Thanks to Cyndi Lee for sending this timely reminder my way via email. Also posted at Hands to Heart:
Find a comfortable seat and let’s begin. Place your attention on your breathing and notice your exhale. Let your mind ride out on the breath and mix with space. Rest in the gap. Trust that the inhale will come in naturally. Repeat without reproducing.
This is how it all begins; with an exhale.
Every life and every death begins with an exhale. We come into the world with a cry and go out with a sigh, each of these expressions floating on the out-breath.
Then, comes the inhale. Our natural urge to nourish, to draw in prana, is how we feed ourselves through inspiration, activity, contemplation and community. This is the arising aspect of vinyasa.

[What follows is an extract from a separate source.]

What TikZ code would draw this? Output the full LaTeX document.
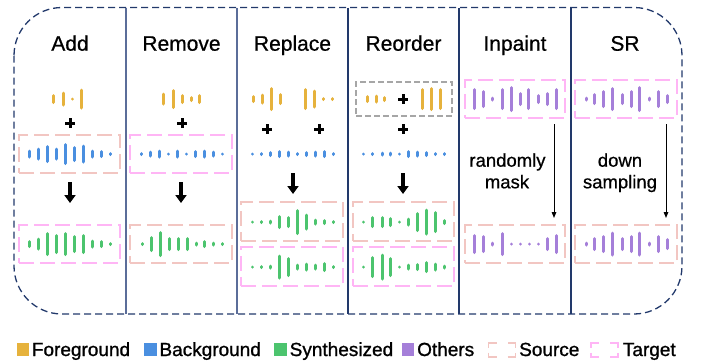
\documentclass[tikz,border=0pt]{standalone}
\usepackage{fontspec}
\setmainfont{Liberation Sans}
\newfontfamily\medfont[FakeBold=0.6]{Liberation Sans}
\newfontfamily\legfont[FakeBold=1.1]{Liberation Sans}
\usetikzlibrary{arrows.meta}
\definecolor{cyel}{HTML}{E6B23C}
\definecolor{cblu}{HTML}{4A8FE0}
\definecolor{cgrn}{HTML}{4CC46E}
\definecolor{cpur}{HTML}{A57FD9}
\definecolor{csrc}{HTML}{F2C6C2}
\definecolor{ctgt}{HTML}{FFB5F5}
\definecolor{cgray}{HTML}{A6A6A6}
\definecolor{cnavy}{HTML}{22396B}
\definecolor{cslate}{HTML}{5B6D99}
\tikzset{
  wbar/.style={line width=3pt, line cap=round},
  srcbox/.style={draw=csrc, line width=1.8pt, dash pattern=on 15pt off 6pt,
    minimum width=101pt, minimum height=38pt, inner sep=0pt},
  tgtbox/.style={srcbox, draw=ctgt},
  graybox/.style={draw=cgray, line width=1.5pt, dash pattern=on 6pt off 3pt,
    minimum width=96pt, minimum height=34pt, inner sep=0pt},
  title/.style={font=\medfont\fontsize{21}{25}\selectfont, inner sep=0pt},
  note/.style={font=\medfont\fontsize{18.5}{22}\selectfont, inner sep=0pt},
  legtext/.style={font=\legfont\fontsize{19}{22}\selectfont, inner sep=0pt, anchor=base west},
  bigarr/.style={line width=3.6pt, -{Triangle[length=8pt,width=11pt]}},
  thinarr/.style={line width=1pt, -{Triangle[length=6pt,width=4.6pt]}},
  plusst/.style={line width=3pt},
  divider/.style={line width=1.2pt},
  legsq/.style={minimum width=12.6pt, minimum height=13.3pt, inner sep=0pt, anchor=south west},
  legcorner/.style={line width=1.3pt},
}
\newcommand\wbars[3]{\foreach \x/\h in {#3} {\draw[wbar,#1] (\x,{#2-max(\h-3,0.01)/2}) -- ++(0,{max(\h-3,0.01)});}}
\newcommand\plussign[2]{\draw[plusst] (#1-4.6,#2) -- (#1+4.6,#2) (#1,#2-4.6) -- (#1,#2+4.6);}
% corner-bracket legend box: lower-left at (#2,#3), colour #1, 27 x 14
\newcommand\legbox[3]{%
  \draw[legcorner,#1] (#2,#3-4.5) -- (#2,#3) -- (#2+8,#3)
    (#2+19,#3) -- (#2+27,#3) -- (#2+27,#3-4.5)
    (#2+27,#3-9.5) -- (#2+27,#3-14) -- (#2+19,#3-14)
    (#2+8,#3-14) -- (#2,#3-14) -- (#2,#3-9.5);}
\begin{document}
\begin{tikzpicture}[x=1pt,y=-1pt]
\useasboundingbox (0,0) rectangle (702,360);
% outer frame
\draw[cnavy, line width=1.3pt, dash pattern=on 7pt off 4pt, rounded corners=48pt] (14,7.5) rectangle (682,314);
\draw[divider, cslate] (126,7.5) -- (126,314);
\draw[divider, cslate] (237,7.5) -- (237,314);
\draw[divider, cnavy] (348,7.5) -- (348,314);
\draw[divider, cnavy] (459,7.5) -- (459,314);
\draw[divider, cnavy] (571,7.5) -- (571,314);
% titles
\node[title, anchor=base] (tAdd) at (70,50.7) {Add};
\node[title, anchor=base] (tRem) at (181.5,50.7) {Remove};
\node[title, anchor=base] (tRep) at (292.5,50.7) {Replace};
\node[title, anchor=base] (tReo) at (403.5,50.7) {Reorder};
\node[title, anchor=base] (tInp) at (515,50.7) {Inpaint};
\node[title, anchor=base] (tSR) at (625,50.7) {SR};

% ---------- Add ----------
\wbars{cyel}{99}{53/10, 63/15, 72/3, 81/21}
\plussign{70}{123}
\node[srcbox] (addS) at (69.5,154) {};
\wbars{cblu}{154}{29/9, 38/13, 47/18, 56/13, 65/22, 74/16, 83/19, 92/9, 101/8, 110/4}
\coordinate (addA1) at (70,182);
\coordinate (addA2) at (70,203);
\draw[bigarr] (addA1) -- (addA2);
\node[tgtbox] (addT) at (69.5,244) {};
\wbars{cgrn}{244}{29/8, 38/13, 47/24, 56/20, 65/24, 74/18, 83/20, 92/9, 101/8, 110/4}

% ---------- Remove ----------
\wbars{cyel}{99}{163/13, 173/20, 182/10, 191/6, 199/10}
\plussign{182}{123}
\node[tgtbox, minimum width=102pt] (remT) at (181,154) {};
\wbars{cblu}{154}{141/4, 150/7, 159/9, 168/3, 177/9, 186/3, 195/8, 204/9, 213/7, 222/3}
\coordinate (remA1) at (181,182);
\coordinate (remA2) at (181,203);
\draw[bigarr] (remA1) -- (remA2);
\node[srcbox, minimum width=102pt] (remS) at (181,244) {};
\wbars{cgrn}{244}{142/4, 151/16, 160/26, 169/14, 178/14, 187/14, 196/5, 204/8, 213/5, 222/4}

% ---------- Replace ----------
\wbars{cyel}{99}{253/8, 262/11, 271/24, 280/12, 305/22, 314/19, 323/4, 332/4}
\plussign{267}{129}
\plussign{319}{129}
\wbars{cblu}{154}{252/3, 261/4, 270/6, 279/8, 288/7, 297/4, 306/6, 315/7, 324/8, 333/4}
\coordinate (repA1) at (293,173);
\coordinate (repA2) at (293,194);
\draw[bigarr] (repA1) -- (repA2);
\node[srcbox, minimum width=102pt, minimum height=39pt] (repS) at (292,221.5) {};
\wbars{cgrn}{222}{252/3, 261/4, 270/5, 279/14, 288/12, 297/26, 306/17, 315/7, 324/6, 333/4}
\node[tgtbox, minimum width=102pt, minimum height=39pt] (repT) at (292,266.5) {};
\wbars{cgrn}{267}{252/3, 261/4, 270/5, 279/25, 288/20, 297/7, 306/9, 315/7, 324/10, 333/4}

% ---------- Reorder ----------
\node[graybox] (reoG) at (404,99) {};
\wbars{cyel}{99}{367/8, 376/9, 384/6, 422/22, 431/24, 440/22}
\plussign{403}{99}
\plussign{403}{129}
\wbars{cblu}{154}{363/3, 372/4, 382/5, 390/5, 399/3, 408/8, 417/7, 426/6, 435/4, 444/4}
\coordinate (reoA1) at (403,173);
\coordinate (reoA2) at (403,194);
\draw[bigarr] (reoA1) -- (reoA2);
\node[srcbox, minimum height=39pt] (reoS) at (403.5,221.5) {};
\wbars{cgrn}{222}{363/3, 372/12, 382/12, 390/10, 399/3, 408/9, 417/20, 426/27, 435/22, 444/6}
\node[tgtbox, minimum height=39pt] (reoT) at (403.5,266.5) {};
\wbars{cgrn}{267}{363/3, 372/22, 382/27, 390/20, 399/3, 408/7, 417/8, 426/12, 435/9, 444/5}

% ---------- Inpaint ----------
\node[tgtbox, minimum width=100pt] (inpT) at (515,99) {};
\wbars{cpur}{99}{474/22, 483/18, 492/5, 502/22, 511/26, 520/14, 528/22, 538/10, 547/14, 556/22}
\coordinate (inpA1) at (554,124);
\coordinate (inpA2) at (554,218);
\draw[thinarr] (inpA1) -- (inpA2);
\node[note, anchor=base] (inpL1) at (507.5,166.7) {randomly};
\node[note, anchor=base] (inpL2) at (507,188.3) {mask};
\node[srcbox, minimum width=100pt] (inpS) at (515,244) {};
\wbars{cpur}{244}{474/20, 483/18, 492/5, 502/24, 511/3, 520/3, 529/3, 538/3, 547/14, 556/20}

% ---------- SR ----------
\node[tgtbox, minimum width=102pt] (srT) at (626,99) {};
\wbars{cpur}{99}{586/5, 594/12, 603/18, 612/24, 622/12, 631/18, 639/26, 649/5, 658/18, 667/10}
\coordinate (srA1) at (666,124);
\coordinate (srA2) at (666,218);
\draw[thinarr] (srA1) -- (srA2);
\node[note, anchor=base] (srL1) at (620,166.7) {down};
\node[note, anchor=base] (srL2) at (620,188.3) {sampling};
\node[srcbox, minimum width=102pt] (srS) at (626,244) {};
\wbars{cpur}{244}{586/5, 594/14, 603/18, 612/25, 622/14, 631/18, 639/25, 649/5, 658/18, 667/12}

% ---------- Legend ----------
\node[legsq, fill=cyel] (lq1) at (16.6,356) {};
\node[legtext] (lt1) at (31.7,356) {Foreground};
\node[legsq, fill=cblu] (lq2) at (143.7,356) {};
\node[legtext] (lt2) at (159.3,356) {Background};
\node[legsq, fill=cgrn] (lq3) at (273.9,356) {};
\node[legtext] (lt3) at (289.5,356) {Synthesized};
\node[legsq, fill=cpur] (lq4) at (401.5,356) {};
\node[legtext] (lt4) at (417,356) {Others};
\legbox{csrc}{488.5}{357}
\node[legtext] (lt5) at (519,356) {Source};
\legbox{ctgt}{591}{357}
\node[legtext] (lt6) at (622.7,356) {Target};
\end{tikzpicture}
\end{document}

And in between there is a tiny suspension with tremendous potential and that is where we abide. It’s not so easy because it requires open attention that is relaxed. It’s not the same as waiting and not the same as doing nothing. There is richness here in staying steady without holding on.
And then we let go again. Dissolving is an essential part of our practice. It seems like the exhale might be an ending but it’s always a beginning. It is the only way the gate opens for the arising to happen.
This practice is the ground. After doing this formal practice, you can begin to integrate it into asana and every single other thing. Your practice and your life will become indistinguishable.
OM illustration credit: evjeny kiselev
1 comment:
okay, technically a baby's first breath of air is an inhale, but first he or she must expel the amniotic fluid in their lungs.
I like the symmetry of life beginning and ending with an exhale; but a lifetime of breath, beginning first with an inhale and ending with an exhale, that feels ultimately true.